═════ Given data ═════

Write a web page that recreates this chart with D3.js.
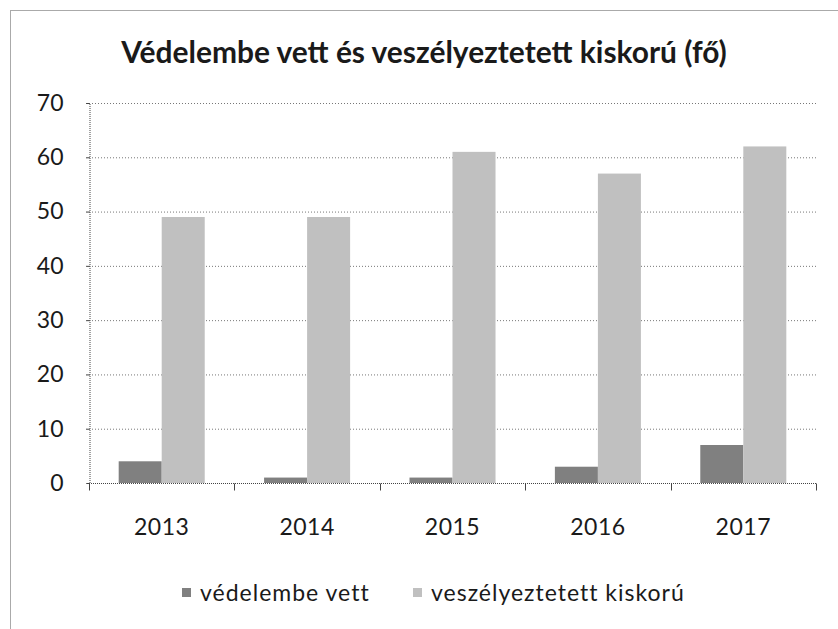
<!DOCTYPE html>
<html>
<head>
<meta charset="utf-8">
<script src="https://cdn.jsdelivr.net/npm/d3@7"></script>
<style>
  body { margin: 0; background: #fff; }
  text { font-family: Lato, "Open Sans", sans-serif; fill: #1a1a1a; }
</style>
</head>
<body>
<div id="chart"></div>
<script>
var years = ["2013", "2014", "2015", "2016", "2017"];
var seriesNames = ["védelembe vett", "veszélyeztetett kiskorú"];
var vedelembe = [4, 1, 1, 3, 7];
var veszelyeztetett = [49, 49, 61, 57, 62];
var yTicks = [0, 10, 20, 30, 40, 50, 60, 70];

var width = 838, height = 629;
var margin = {top: 103, right: 22, bottom: 146, left: 89};
var colors = ["#808080", "#c0c0c0"];

var svg = d3.select("#chart").append("svg").attr("width", width).attr("height", height);

// outer frame of the chart object
svg.append("rect").attr("x", 10.5).attr("y", 10.5).attr("width", 900).attr("height", 700)
  .attr("fill", "none").attr("stroke", "#555").attr("stroke-dasharray", "1,1");

var title = svg.append("text").attr("x", 424).attr("y", 63).attr("text-anchor", "middle")
  .style("font-weight", "bold").style("font-size", "26px")
  .text("Védelembe vett és veszélyeztetett kiskorú (fő)");
// fit title to the width seen in the picture
var tw = title.node().getComputedTextLength();
title.style("font-size", (26 * 606 / tw) + "px");

var x = d3.scaleBand().domain(years).range([margin.left, width - margin.right]);
var x1 = d3.scaleBand().domain(seriesNames).range([0, x.bandwidth()]).paddingInner(0).paddingOuter(0.69);
var y = d3.scaleLinear().domain([0, 70]).range([height - margin.bottom, margin.top]);

var g = svg.append("g");

// gridlines
g.selectAll(".grid").data(yTicks.slice(1)).enter().append("line")
  .attr("x1", margin.left - 3).attr("x2", width - margin.right)
  .attr("y1", function(d) { return y(d) + 0.5; }).attr("y2", function(d) { return y(d) + 0.5; })
  .attr("stroke", "#777").attr("stroke-width", 1).attr("stroke-dasharray", "1,2");

// y axis
var yAxis = d3.axisLeft(y).tickValues(yTicks).tickSize(3).tickPadding(23);
var ya = svg.append("g").attr("transform", "translate(" + (margin.left + 0.5) + ",0)").call(yAxis);
ya.select(".domain").attr("stroke", "#444").attr("stroke-dasharray", "1,1");
ya.selectAll(".tick line").attr("stroke", "#444");
ya.selectAll("text").style("font-size", "23px").attr("fill", "#1a1a1a");

// bars
var data = years.map(function(yr, i) { return {year: yr, vals: [vedelembe[i], veszelyeztetett[i]]}; });
var groups = g.selectAll(".yr").data(data).enter().append("g")
  .attr("transform", function(d) { return "translate(" + x(d.year) + ",0)"; });
groups.selectAll("rect").data(function(d) {
    return d.vals.map(function(v, k) { return {name: seriesNames[k], v: v, k: k}; });
  }).enter().append("rect")
  .attr("x", function(d) { return x1(d.name); })
  .attr("width", x1.bandwidth())
  .attr("y", function(d) { return y(d.v); })
  .attr("height", function(d) { return y(0) - y(d.v); })
  .attr("fill", function(d) { return colors[d.k]; });

// x axis with ticks at category boundaries
var xa = svg.append("g").attr("transform", "translate(0," + (y(0) + 0.5) + ")");
xa.append("line").attr("x1", margin.left).attr("x2", width - margin.right)
  .attr("stroke", "#444").attr("stroke-dasharray", "1,1");
var bounds = years.map(function(yr) { return x(yr); }).concat([x.range()[1]]);
xa.selectAll(".tk").data(bounds).enter().append("line")
  .attr("x1", function(d) { return Math.round(d) + 0.5; }).attr("x2", function(d) { return Math.round(d) + 0.5; })
  .attr("y1", 0).attr("y2", 7).attr("stroke", "#444");
xa.selectAll(".lbl").data(years).enter().append("text")
  .attr("x", function(d) { return x(d) + x.bandwidth() / 2; })
  .attr("y", 51).attr("text-anchor", "middle").style("font-size", "23px").style("letter-spacing", "0.5px")
  .text(function(d) { return d; });

// legend
var legend = svg.append("g").attr("transform", "translate(0,593)");
var lx = [182, 413];
seriesNames.forEach(function(name, k) {
  legend.append("rect").attr("x", lx[k]).attr("y", -5).attr("width", 9).attr("height", 9).attr("fill", colors[k]);
  legend.append("text").attr("x", lx[k] + 18).attr("y", 8).style("font-size", "23px")
    .style("letter-spacing", "1px").text(name);
});
</script>
</body>
</html>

═════

Written instruction
Copy each line of the preceding data that contains the string "chart".

Expected answer
Write a web page that recreates this chart with D3.js.
<div id="chart"></div>
var svg = d3.select("#chart").append("svg").attr("width", width).attr("height", height);
// outer frame of the chart object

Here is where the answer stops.